Drain the black beans through a sieve and rinse with cold water. Tip the beans into the pan and stir well. Cover the pan with a lid, lower the heat and cook gently for 15 mins, stirring occasionally.
- 5.
Meanwhile, peel and thinly slice the red onion. Slide into a small bowl. Grate in the lemon zest and squeeze over half the lemon (save the other half for later). Sprinkle in a pinch of salt and pepper and scrunch everything together.
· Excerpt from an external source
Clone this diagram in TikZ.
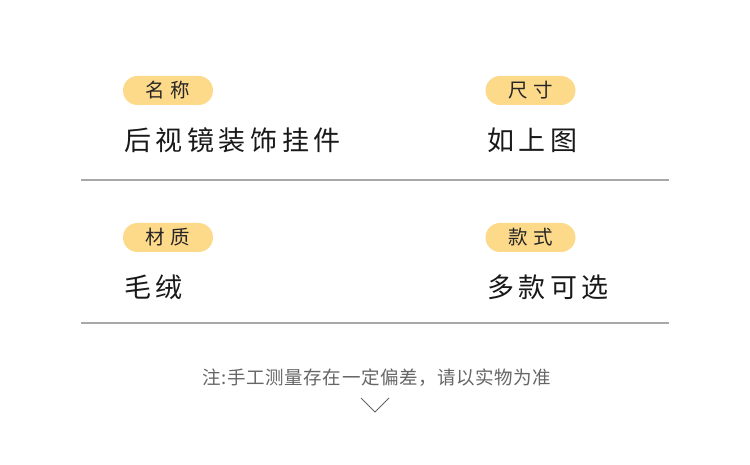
\documentclass[tikz,border=0pt]{standalone}
\usepackage{fontspec}
\usepackage{tikz}
\usetikzlibrary{positioning}
\newfontfamily\cjkval{Noto Sans CJK SC}[LetterSpace=17]
\newfontfamily\cjktag{Noto Sans CJK SC}[LetterSpace=30]
\newfontfamily\cjknote{Noto Sans CJK SC}[LetterSpace=3]
\definecolor{pillfill}{HTML}{FDD98A}
\definecolor{rulegray}{HTML}{A8A8A8}
\definecolor{notegray}{HTML}{666666}
\tikzset{
	tag/.style={
		% The shape:
		rectangle,rounded corners=14.5pt,
		% The size:
		minimum width=90pt,minimum height=29pt,inner sep=0pt,
		% The filling:
		fill=pillfill,
		% The text:
		text=black!85,font=\cjktag\fontsize{19.5}{19.5}\selectfont
	}}
\tikzset{
	value/.style={
		anchor=west,inner sep=0pt,
		text=black!90,font=\cjkval\fontsize{27}{27}\selectfont
	}}
\tikzset{
	divider/.style={
		draw=rulegray,line width=2pt
	}}

\begin{document}
\begin{tikzpicture}[x=1pt,y=-1pt]
	\useasboundingbox[fill=white] (0,0) rectangle (750,465);
	% first row
	\node[tag] (name) at (168,90.5) {名称};
	\node[tag] (size) at (530.5,90.5) {尺寸};
	\node[value] (namev) at (124,140) {后视镜装饰挂件};
	\node[value] (sizev) at (487,140) {如上图};
	\coordinate (r1a) at (81,180);
	\coordinate (r1b) at (669,180);
	\draw[divider] (r1a) -- (r1b);
	% second row
	\node[tag] (mat) at (168,237.5) {材质};
	\node[tag] (style) at (530.5,237.5) {款式};
	\node[value] (matv) at (124,287.5) {毛绒};
	\node[value] (stylev) at (487,287.5) {多款可选};
	\coordinate (r2a) at (81,323);
	\coordinate (r2b) at (669,323);
	\draw[divider] (r2a) -- (r2b);
	% note
	\node[text=notegray,font=\cjknote\fontsize{18.5}{18.5}\selectfont,inner sep=0pt] (note) at (377,378) {注:手工测量存在一定偏差，请以实物为准};
	\coordinate (va) at (361,398);
	\coordinate (vb) at (375,412);
	\coordinate (vc) at (389,398);
	\draw[notegray,line width=0.8pt] (va) -- (vb) -- (vc);
\end{tikzpicture}
\end{document}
Set aside for 10 mins.
- 6.
Chop the tortillas into 8 triangles each and spread them out on 1 large or 2 medium baking trays. Slide the trays into the oven and bake for 5-10 mins, till the nacho chips are golden and crisp.
- 7.
Tip the rocket into a bowl. Squeeze over the juice from the remaining lemon half. Toss well to dress.
- 8.
Arrange the nacho chips onto 2 warm plates and top with the smoky black beans, the pickled red onions and half the pack of feta cheese, crumbled. Finish with a scattering of the lemony rocket leaves and a few spoonfuls of yogurt.
- Tip
Better with feta
Sprinkle the remaining feta over thick slices of toast that have been topped with smashed avocado. Squeeze over a little lime juice and sprinkle with chilli flakes for a light lunch that packs a punch.